Beyond the political overtones, the economics of the existing taxation structures, do not indicate a smooth transition, if the real estate sector were to be brought under the Goods and Services Tax (GST). There are many issues and grey zones that need to be ironed out, before GST becomes a reality in real estate.
- Land is a state subject and stamp duty and registration of properties, are a major source of revenue for states.
- Combining the present rate of 12 per cent GST plus 5-7 per cent stamp duty, would make housing beyond the reach of many in India.
- Offering a slab of five per cent and 12 per cent for low-cost and other housing projects, respectively, may sound buyer-friendly, but revenue sharing between the centre and the states would be a bone of contention.

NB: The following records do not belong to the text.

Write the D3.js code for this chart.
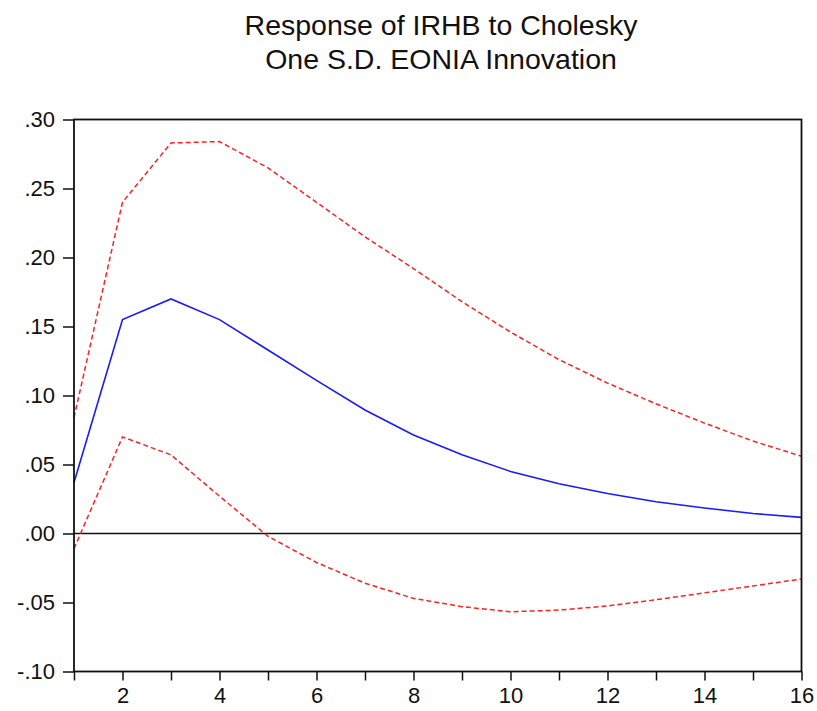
<!DOCTYPE html>
<html><head><meta charset="utf-8">
<script src="https://cdn.jsdelivr.net/npm/d3@7"></script>
<style>body{margin:0;background:#fff}svg{display:block}text{font-family:"Liberation Sans",Arial,sans-serif;fill:#111}</style>
</head><body><svg id="c" width="817" height="711"></svg>
<script>
const titleLines = ["Response of IRHB to Cholesky", "One S.D. EONIA Innovation"];
const periods = [1,2,3,4,5,6,7,8,9,10,11,12,13,14,15,16];
const response = [0.037,0.155,0.170,0.155,0.133,0.111,0.0895,0.0714,0.057,0.045,0.036,0.029,0.023,0.0185,0.0145,0.0117];
const upper = [0.084,0.240,0.283,0.284,0.265,0.240,0.215,0.192,0.168,0.146,0.126,0.109,0.094,0.080,0.067,0.056];
const lower = [-0.011,0.070,0.057,0.027,-0.002,-0.021,-0.036,-0.047,-0.053,-0.0567,-0.0555,-0.0525,-0.048,-0.043,-0.038,-0.033];
const yTicks = [0.30,0.25,0.20,0.15,0.10,0.05,0.00,-0.05,-0.10];
const xLabels = [2,4,6,8,10,12,14,16];

const svg = d3.select("#c");
const L=74, R=801.5, T=119.5, B=671.5;
const x = d3.scaleLinear().domain([1,16]).range([L,R]);
const y = d3.scaleLinear().domain([-0.10,0.30]).range([B,T]);

svg.append("g").selectAll("text").data(titleLines).join("text")
  .attr("x",441).attr("y",(d,i)=>35+i*34).attr("text-anchor","middle")
  .style("font-size","28.5px").text(d=>d);

const fmt = v => d3.format(".2f")(v).replace("\u2212","-").replace(/^(-?)0\./,"$1.");
const yAxis = svg.append("g").attr("transform",`translate(${L},0)`)
  .call(d3.axisLeft(y).tickValues(yTicks).tickSize(11).tickPadding(8).tickFormat(fmt));
yAxis.select(".domain").remove();
yAxis.selectAll("line").attr("stroke","#111").attr("stroke-width",1.5);
yAxis.selectAll("text").style("font-size","22px").style("font-family","Liberation Sans, Arial, sans-serif").attr("fill","#111");

const xAxis = svg.append("g").attr("transform",`translate(0,${B})`)
  .call(d3.axisBottom(x).tickValues(periods).tickSize(9).tickPadding(7)
    .tickFormat(d=>xLabels.includes(d)?d:""));
xAxis.select(".domain").remove();
xAxis.selectAll("line").attr("stroke","#111").attr("stroke-width",1.5);
xAxis.selectAll("text").style("font-size","22px").style("font-family","Liberation Sans, Arial, sans-serif").attr("fill","#111");

svg.append("line").attr("x1",L).attr("x2",R).attr("y1",y(0)).attr("y2",y(0))
  .attr("stroke","#111").attr("stroke-width",1.6);

const line = d3.line().x((d,i)=>x(periods[i])).y(d=>y(d));
svg.append("path").datum(upper).attr("d",line).attr("fill","none")
  .attr("stroke","#ff2020").attr("stroke-width",1.5).attr("stroke-dasharray","5,3");
svg.append("path").datum(lower).attr("d",line).attr("fill","none")
  .attr("stroke","#ff2020").attr("stroke-width",1.5).attr("stroke-dasharray","5,3");
svg.append("path").datum(response).attr("d",line).attr("fill","none")
  .attr("stroke","#1a1aff").attr("stroke-width",1.6);

svg.append("rect").attr("x",L).attr("y",T).attr("width",R-L).attr("height",B-T)
  .attr("fill","none").attr("stroke","#111").attr("stroke-width",1.8);
</script></body></html>
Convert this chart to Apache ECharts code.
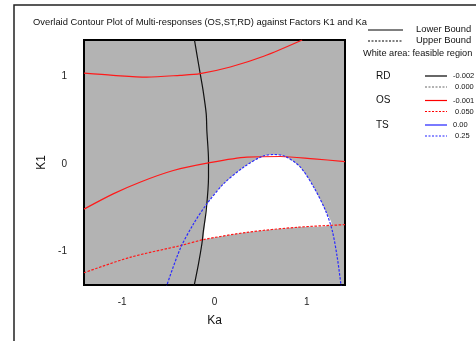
<!DOCTYPE html>
<html><head><meta charset="utf-8">
<script src="https://cdn.jsdelivr.net/npm/echarts@6/dist/echarts.min.js"></script>
<style>html,body{margin:0;padding:0;background:#fff}#c{width:476px;height:341px}</style>
</head><body><div id="c"></div>
<script>
// ---- data (factor coordinates Ka, K1) ----
const titleText = 'Overlaid Contour Plot of Multi-responses (OS,ST,RD) against Factors K1 and Ka';
const xTicks = [-1, 0, 1];
const yTicks = [-1, 0, 1];
const xName = 'Ka';
const yName = 'K1';
const rdLower = [[-0.225,-1.42],[-0.174,-1.15],[-0.137,-0.92],[-0.12,-0.767],[-0.09,-0.537],[-0.065,-0.154],[-0.065,0.04],[-0.083,0.383],[-0.09,0.575],[-0.125,0.85],[-0.155,1.034],[-0.19,1.25],[-0.217,1.42]];
const osLowerA = [[-1.414,1.04],[-1.098,1.015],[-0.735,0.995],[-0.373,1.015],[-0.155,1.034],[0.171,1.11],[0.533,1.233],[0.95,1.42]];
const osLowerB = [[-1.414,-0.52],[-1.098,-0.345],[-0.808,-0.211],[-0.446,-0.077],[-0.065,0.011],[0.352,0.077],[0.714,0.084],[1.076,0.057],[1.414,0.026]];
const osUpper = [[-1.414,-1.25],[-0.916,-1.073],[-0.373,-0.939],[-0.12,-0.87],[0.352,-0.786],[0.895,-0.728],[1.414,-0.698]];
const tsUpper = [[-0.525,-1.42],[-0.373,-0.977],[-0.228,-0.69],[-0.083,-0.46],[0.098,-0.23],[0.315,-0.039],[0.515,0.084],[0.641,0.107],[0.768,0.084],[0.931,-0.039],[1.076,-0.269],[1.203,-0.537],[1.276,-0.767],[1.33,-1.073],[1.374,-1.42]];
const feasible = [[-0.12,-0.87],[-0.1,-0.65],[-0.085,-0.47],[0.098,-0.23],[0.315,-0.039],[0.515,0.084],[0.641,0.107],[0.768,0.084],[0.931,-0.039],[1.076,-0.269],[1.203,-0.537],[1.265,-0.70],[0.895,-0.728],[0.352,-0.786],[-0.12,-0.87]];
const legendBounds = ['Lower Bound', 'Upper Bound'];
const legendNote = 'White area: feasible region';
const responses = ['RD', 'OS', 'TS'];
const lowerVals = ['-0.002', '-0.001', '0.00'];
const upperVals = ['0.000', '0.050', '0.25'];
const respColors = ['#000000', '#ff0000', '#2020ff'];

const chart = echarts.init(document.getElementById('c'), null, {renderer: 'canvas'});
const FONT = 'Liberation Sans, Arial, sans-serif';

function lineSeries(data, color, dashed) {
  return {
    type: 'line', data: data, showSymbol: false, smooth: 0.3, clip: true,
    lineStyle: {color: color, width: 1.2, type: dashed ? [2.5, 1.5] : 'solid'},
    z: 5, silent: true
  };
}

const graphics = [
  {type: 'rect', shape: {x: 14, y: 5, width: 500, height: 400}, style: {fill: 'none', stroke: '#222', lineWidth: 1.5}, z: 0},
  {type: 'text', left: 33, top: 17.5, style: {text: titleText, font: '9.4px ' + FONT, fill: '#111'}},
  {type: 'line', shape: {x1: 368, y1: 30, x2: 403, y2: 30}, style: {stroke: '#000', lineWidth: 1}},
  {type: 'line', shape: {x1: 368, y1: 41, x2: 403, y2: 41}, style: {stroke: '#000', lineWidth: 1, lineDash: [2, 1.5]}},
  {type: 'text', left: 416, top: 24.5, style: {text: legendBounds[0], font: '9.4px ' + FONT, fill: '#111'}},
  {type: 'text', left: 416, top: 35.5, style: {text: legendBounds[1], font: '9.4px ' + FONT, fill: '#111'}},
  {type: 'text', left: 363, top: 49, style: {text: legendNote, font: '9.2px ' + FONT, fill: '#111'}}
];
responses.forEach(function (r, i) {
  const y0 = 76 + i * 24.5;
  graphics.push({type: 'text', left: 376, top: y0 - 5, style: {text: r, font: '10px ' + FONT, fill: '#111'}});
  graphics.push({type: 'line', shape: {x1: 425, y1: y0, x2: 447, y2: y0}, style: {stroke: respColors[i], lineWidth: 1.2}});
  graphics.push({type: 'line', shape: {x1: 425, y1: y0 + 11, x2: 447, y2: y0 + 11}, style: {stroke: i === 0 ? '#666' : respColors[i], lineWidth: 1, lineDash: [2, 1.5]}});
  graphics.push({type: 'text', left: 453, top: y0 - 4, style: {text: lowerVals[i], font: '7.5px ' + FONT, fill: '#111'}});
  graphics.push({type: 'text', left: 455, top: y0 + 7, style: {text: upperVals[i], font: '7.5px ' + FONT, fill: '#111'}});
});

chart.setOption({
  animation: false,
  backgroundColor: '#fff',
  grid: {left: 84, top: 40, width: 261, height: 245, show: true, backgroundColor: '#b3b3b3', borderColor: '#000', borderWidth: 2, z: 3},
  xAxis: {
    type: 'value', min: -1.414, max: 1.414,
    name: xName, nameLocation: 'middle', nameGap: 30,
    nameTextStyle: {fontSize: 12, fontFamily: FONT, color: '#111'},
    splitLine: {show: false}, axisLine: {show: false},
    axisTick: {show: true, inside: false, length: 8, customValues: xTicks, lineStyle: {color: '#444', width: 1.5}},
    axisLabel: {customValues: xTicks, margin: 12, fontSize: 10, fontFamily: FONT, color: '#222'}
  },
  yAxis: {
    type: 'value', min: -1.39, max: 1.42,
    name: yName, nameLocation: 'middle', nameGap: 33, nameRotate: 90,
    nameTextStyle: {fontSize: 12, fontFamily: FONT, color: '#111'},
    splitLine: {show: false}, axisLine: {show: false},
    axisTick: {show: true, inside: false, length: 10, customValues: yTicks, lineStyle: {color: '#444', width: 1.5}},
    axisLabel: {customValues: yTicks, margin: 17, fontSize: 10, fontFamily: FONT, color: '#222'}
  },
  graphic: graphics,
  series: [
    {
      type: 'custom', silent: true, z: 4, clip: true,
      renderItem: function (params, api) {
        if (params.dataIndex !== 0) return null;
        const pts = feasible.map(function (p) { return api.coord(p); });
        return {type: 'polygon', shape: {points: pts, smooth: 0.25}, style: {fill: '#ffffff', stroke: 'none'}};
      },
      data: [0]
    },
    lineSeries(rdLower, '#111', false),
    lineSeries(osLowerA, '#ff1a1a', false),
    lineSeries(osLowerB, '#ff1a1a', false),
    lineSeries(osUpper, '#ff1a1a', true),
    lineSeries(tsUpper, '#2a2aff', true)
  ]
});
</script></body></html>
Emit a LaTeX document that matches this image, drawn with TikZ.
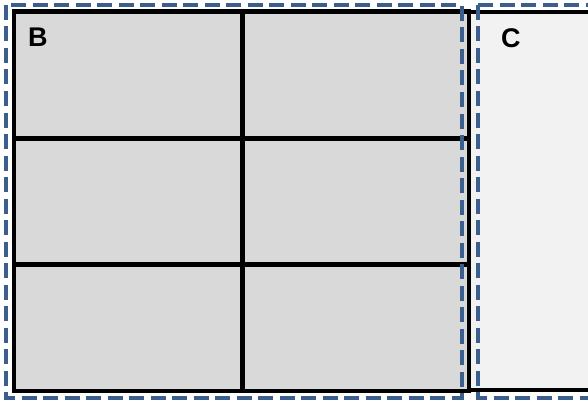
\documentclass[tikz,border=0pt]{standalone}
\usepackage{fontspec}
\setmainfont{Liberation Sans}
\usepackage{tikz}
\usetikzlibrary{positioning}
\definecolor{cellgray}{HTML}{D9D9D9}
\definecolor{cellpale}{HTML}{F2F2F2}
\definecolor{groupblue}{HTML}{3B5E8C}

\begin{document}
\begin{tikzpicture}[
    x=1pt, y=-1pt,
    cell/.style={rectangle, draw=black, line width=4.5pt, fill=cellgray, inner sep=0pt, minimum width=228pt, minimum height=126.5pt},
    spare/.style={rectangle, draw=black, line width=4.5pt, fill=cellpale, inner sep=0pt, minimum width=150pt, minimum height=378pt},
    group/.style={draw=groupblue, line width=4pt, dash pattern=on 15pt off 6.5pt},
    tag/.style={font=\bfseries\fontsize{27}{30}\selectfont, anchor=north west, inner sep=0pt}
]
\useasboundingbox (0,0) rectangle (588,401);
\clip (0,0) rectangle (588,401);

% Nodes
\node[cell] (b11) at (128,75) {};
\node[cell, minimum width=226pt] (b12) at (356,75) {};
\node[cell] (b21) at (128,201.5) {};
\node[cell, minimum width=226pt] (b22) at (356,201.5) {};
\node[cell] (b31) at (128,327.5) {};
\node[cell, minimum width=226pt] (b32) at (356,327.5) {};
\node[spare] (c) at (544,201) {};

% Labels
\node[tag] (labelb) at (28,28) {B};
\node[tag] (labelc) at (501,28) {C};

% Groups (dashed)
\draw[group] (6,5) rectangle (461.5,398);
\draw[group] (478,5) rectangle (630,398);

\end{tikzpicture}
\end{document}
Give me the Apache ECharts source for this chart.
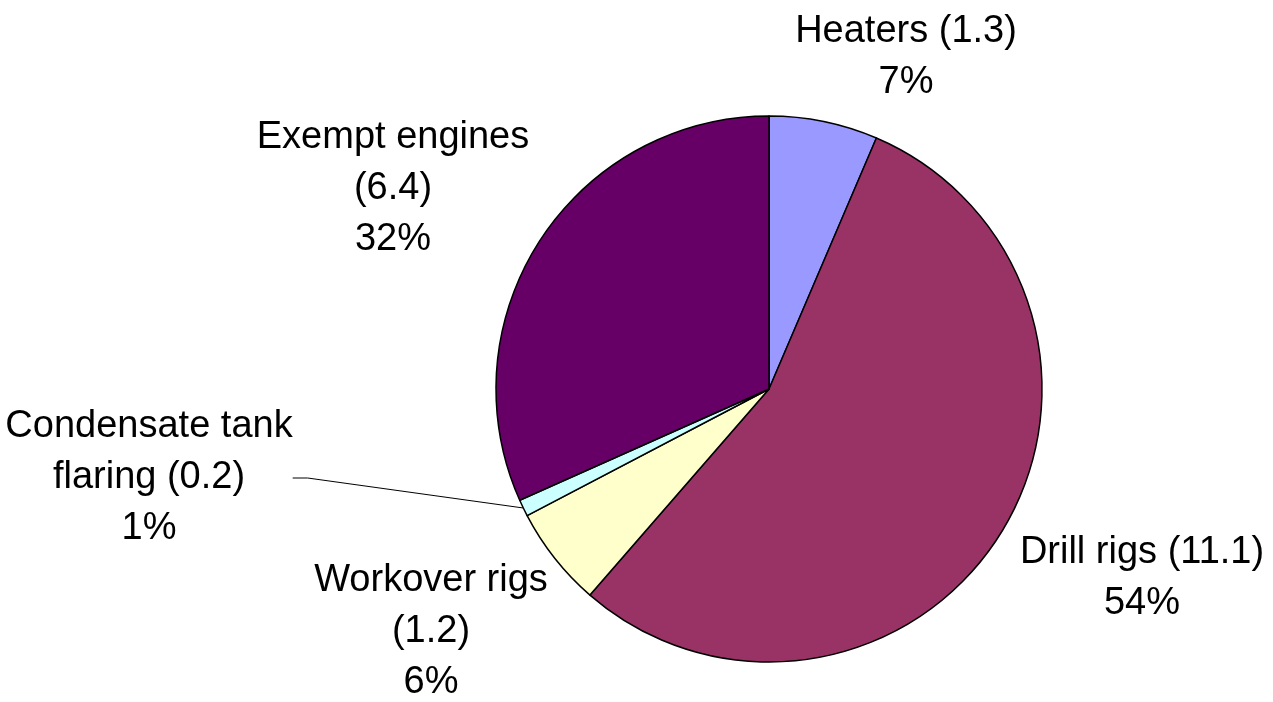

- It remains unclear, whether the inclusion of real estate in GST, would check tax evasion in the property market.
The finance minister Arun Jaitley, nevertheless, has announced that the issue of bringing real estate under the GST’s ambit, will be discussed at the next GST Council’s meeting on November 9, 2017. “The one sector in India, where maximum amount of tax evasion and cash generation takes place and which is still outside the GST, is real estate. Some of the states have been pressing for it. I personally believe that there is a strong case to bring real estate into the GST,” Jaitley said.
Advantages of bringing real estate under GST
The real estate industry stakeholders are elated with such a prospect, as the tax slab being discussed (five per cent and 12 per cent), is lower than the prevalent taxes.
Niranjan Hiranandani, president of NAREDCO, maintains that bringing real estate under GST’s ambit, will benefit the consumers who will only have to pay one final tax on the whole product. This will be a good thing to happen and the real estate industry will welcome the move, he says. “From the perspective of the home buyer, not only will RERA bring in transparency, but bringing real estate within the ambit of GST, should also reduce the burden, vis-à-vis taxes payable at the time of buying the home. Not only will this create positive sentiment but it should also boost sales,” said Hiranandani.
Jaxay Shah, president of CREDAI – National, adds: “GST is being levied on construction services already, while land is subject to stamp duty by states, at rates varying between 5-8 per cent. CREDAI believes that the burden on home buyers needs to be kept to a minimum, especially at this juncture.”
Opposition to bringing real estate under GST
However, such optimistic overtones, hinge on the expectations that GST in real estate will fall in the five per cent and 12 per cent slabs.
If the GST slab for real estate is finalised above 12 per cent, then, home buyers and developers may take a hit, at a time when property prices are already unaffordable in many places.
Moreover, the finance minister will also have to convince states to come on board, to create a consensus. This maybe particularly tough, in states where real estate transactions are major source of revenue for the state, through stamp duty and property registrations.
Some states, like BJP-ruled Maharashtra, have already raised objections. The Maharashtra government has opposed the inclusion of real estate in GST and does not want any decision in this matter to be taken in a hurry. The state government cited that it annually earns over Rs 20,000 crores, through stamp duty and registration charges.
Real estate industry stakeholders, hence, are watching the developments closely. They are conscious of the fact that if real estate is brought under GST, it could reduce multiple taxation and lessen the overall tax burden on home buyers and in the process, benefit builders, as well. However, the process seems far from easy, as it involves compensating the states for a major source of their revenue.